Virtual Event Agenda Builder

Plan a half-day or full-day virtual event with sessions and breaks

Generate a timed virtual event agenda with session titles, speakers, type (keynote/panel/workshop), Q&A slots, and automatic break scheduling. The tool stacks each block end-to-end from your start time and exports clean Markdown.

How are session times calculated?

Each block starts exactly when the previous one ends. The tool takes your event start time, adds the duration of the first block to get its end time, then uses that end time as the start of the next block, and so on down the list.

Plan a virtual event that respects everyone’s attention

A virtual event lives or dies on its pacing. Sessions that overrun, missing breaks, and a vague run of show are the difference between an event people stay for and one they quietly close the tab on. This builder lets you stack sessions, panels, workshops, Q&A, and breaks into a single timed agenda, computing every start and end time for you so the schedule always adds up.

How it works

You set an event date and a start time. Each block you add has a type, a title, a duration in minutes, and an optional speaker. The tool computes the timeline by chaining blocks end to end: the first block starts at your chosen start time, and its end time is the start plus its duration. The next block begins exactly at that end time, and the process repeats down the list. Break blocks work the same way but only need a duration. The final block’s end time is the event’s close.

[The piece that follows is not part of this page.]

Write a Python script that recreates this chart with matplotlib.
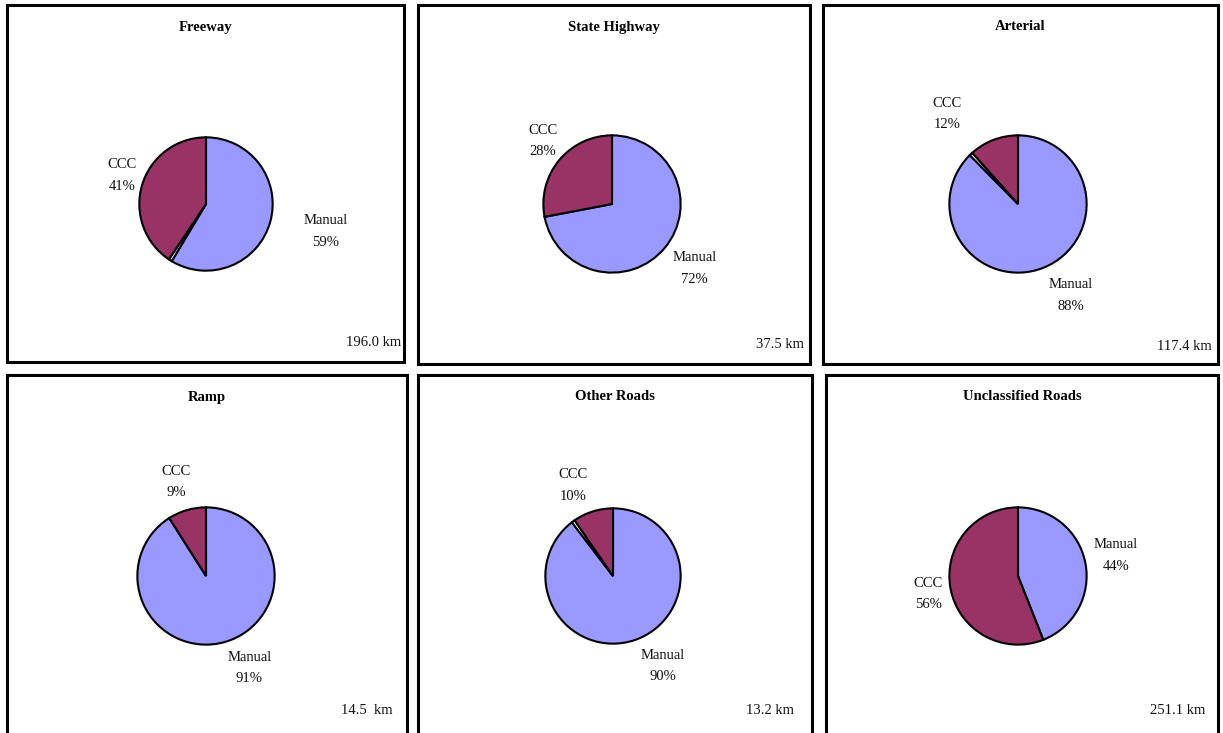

Times are formatted in 24-hour or 12-hour style based on your locale, and the export renders as a clean Markdown table you can paste into an invite, a landing page, or a run-of-show document.

Tips and example

For a half-day event starting at 09:00, a workable rhythm is: 09:00 opening keynote (30 min), 09:30 panel (45 min), 10:15 break (10 min), 10:25 workshop (50 min), 11:15 Q&A (20 min), 11:35 closing (10 min). Notice each block begins where the last ended. Keep talks short, put a break before attention flags rather than after, and label speakers clearly so attendees know who to expect.